This is one account of an intense storm & what a highway full of weekenders did to cope. In most neighborhoods, lines in the landscape tell you where you can flow. By this I mean where you can walk, ride, skateboard, climb, and generally move. Even without thinking about it, you probably stay within the boundaries set forth to keep you in line so to speak. This isn’t any conspiracy theory – society relies on some forms of herding in order to keep chaos at bay. Granted, it isn’t exactly proven that we’d all crash into each other if the lines disappeared; it’s simply what seems to be the assumption.

In fact, the opposite proves to be true in actual experience. On the drive back from Sun River one weekend last summer, my boyfriend and I stopped at Trillium Lake to snowshoe. On our back way out of the track-covered white woodland, we noticed that none of the lights in the Government Camp bathrooms were on, and we overheard people talking about a black out.

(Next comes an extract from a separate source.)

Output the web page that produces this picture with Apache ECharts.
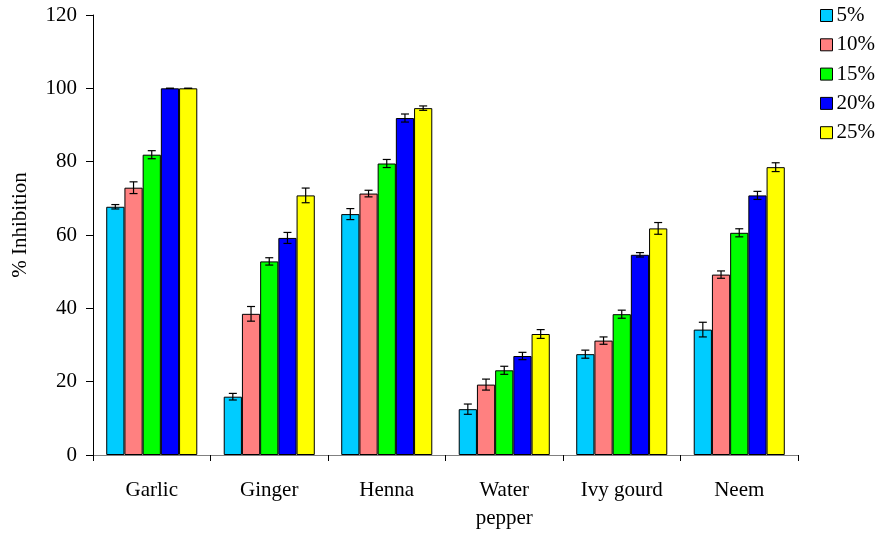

Exodus was in the air, as cars left the lot in greater numbers than usual and people walked a little fast toward their parked vehicles. We followed suit and ran quickly into a lightning storm with heavier rain than I’d seen in years of living in the Pacific Northwest. Traffic backed up near the base of the mountain, as the rain mercifully lessened. With nothing but time to kill, we quickly assessed our situation and found that we had many leftover snacks from our trip. The music on the radio was cheerful, but our cell phones wouldn’t work.

I started to notice something different as we looked over at the S.U.V. next to us and an Asian youth pointed at his phone and shrugged his shoulders, smiling at us in a distinct, “we’re in this together” sort of way. All along the road tree branches lay about like bits of fabric on the floor of a sewing studio. The line moved sooner than it could have, and we discovered the cause of the hold up as we passed slowly through the shared one lane not blocked by mac trucks. Trees had crashed down onto power lines crossing the highway, and the trucks were too tall to make it under the swaying branches.

Firemen and police pulled the broken bones of Cedars and Firs off the roadway in what looked like a low-level stupor while other men in reflective coats waved us through. Workers didn’t seem to know how to handle us and the emergency situation presented by the downed power lines. I quickly scanned the road in front of us for live wires and, not seeing any danger, gratefully pressed the gas pedal of my van.

Traffic picked up after we got through the eye of the needle, but there was something else. It was Sunday in Sandy, Oregon, a small community outside the Portland metro area, but nothing was open, not even gas stations. We experienced this as a dawning awareness, as most of the scene appeared normal, but gradually little things began to stand out. Places usually open on off days were dark. Pretty soon we realized that every building was dark.

That’s when we understood why traffic was still slow. All of the traffic lights in town were out. But what stood out, like the tracks criss-crossing the snowy landscape behind us, was that everyone driving back from the mountain and those going in the opposite direction took turns in a safe and respectful manner. The air was pregnant with the same emotion the kid in the S.U.V. had perhaps unwittingly conveyed to us.

We thought, “is this how people will behave in a real apocalypse?”*

*Note: News of Japan’s earthquake, tsunami, and nuclear meltdown had reached us over the weekend, and I was fielding texts from my brother, who lives further south, asking whether it was safe to go outside.